Called Project Amad, Iran was forced to shelve the program in 2003 after pressure was put on the regime in the wake of the Gulf War.
"But it didn't shelve its nuclear ambitions," he said, so Iran devised a plan to preserve its nuclear know-how and to "future develop its nuclear-weapons-related capabilities."
"That plan came directly from Iran's top leadership," Netanyahu said.
The mullah-led regime, he emphasized, "intensified its efforts to hide its nuclear files" after signing the agreement in 2015.
In 2017, it moved the nuclear files to a "highly secret location" in Tehran, Netanyahu said.
"We can now prove that Project Ahmad was a comprehensive program to design, produce and test nuclear weapons," said the prime minister.
Iran is secretly storing the files, Netanyahu said, "to use at a time of its choice to develop nuclear weapons."
He pointed to a document in the Iranian archive with a directive from the head of Project Amad, Mohsen Fakhrizadeh, who is quoted saying, "The general aim is to announce the closure of Project Amad."
However, Fakhrizadeh continued, "special activities will be carried out under the title of scientific knowhow development."

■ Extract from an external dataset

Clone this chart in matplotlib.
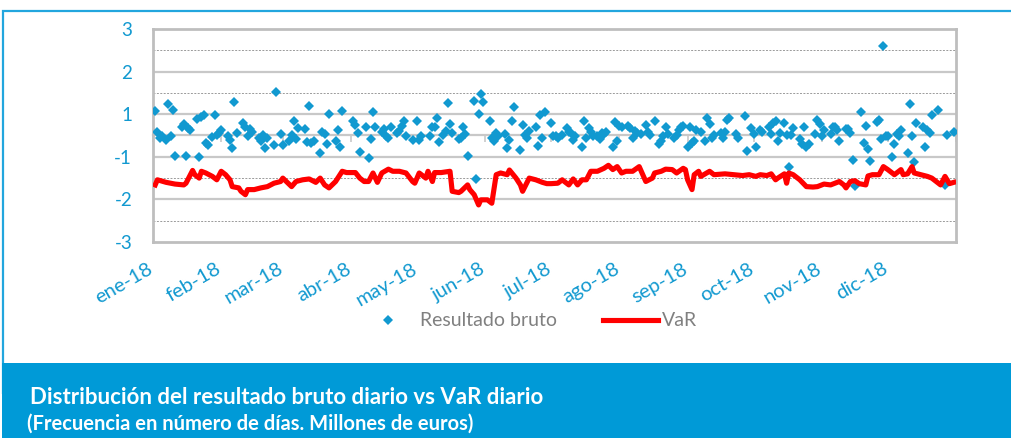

When Netanyahu read the words "special activities," he commented, "You know what that is," implying it meant nuclear-weapons development.
That weapons development, the Israeli leader, said is being carried out at the moment by a special unit within Iran's defense ministry, SPND, led by Fakhrzadeh himself.
Project Amad, he said, contains the five key components necessary to carry out a nuclear weapons program: designing nuclear weapons, developing nuclear cores, building nuclear implosion systems, preparing nuclear tests and integrating nuclear warheads on missiles.
Israel obtained 55,000 pages of records and another 55,000 files on 183 CDs, said Netanyahu, that included documents showing Iran is developing ballistic missiles capable of holding five warheads that each have the capacity of a Hiroshima-sized bomb.
See Netanyahu's presentation:
The "incriminating" documents, photos and videos, he said, have been shared with the U.S., which had verified their authenticity.
Already, he said, Iran has ballistic missiles with a range of 1,200 miles, capable of reaching Riyadh, Tel Aviv and Moscow, "but they are working on far, far greater ranges."
Trump and Netanyahu have said any agreement with Iran must address Iran's support for jihadists in the region and its development of long-range ballistic missiles.
See Trump's response:
The two leaders also want to eliminate provisions in the current agreement that expire over the next decade.
Iran's Supreme Leader Ayatollah Ali Khamenei said Monday on his website that the time when Iran's enemies can "hit and run" is over.
"They know if they enter military conflict with Iran, they will be hit multiple times," he said.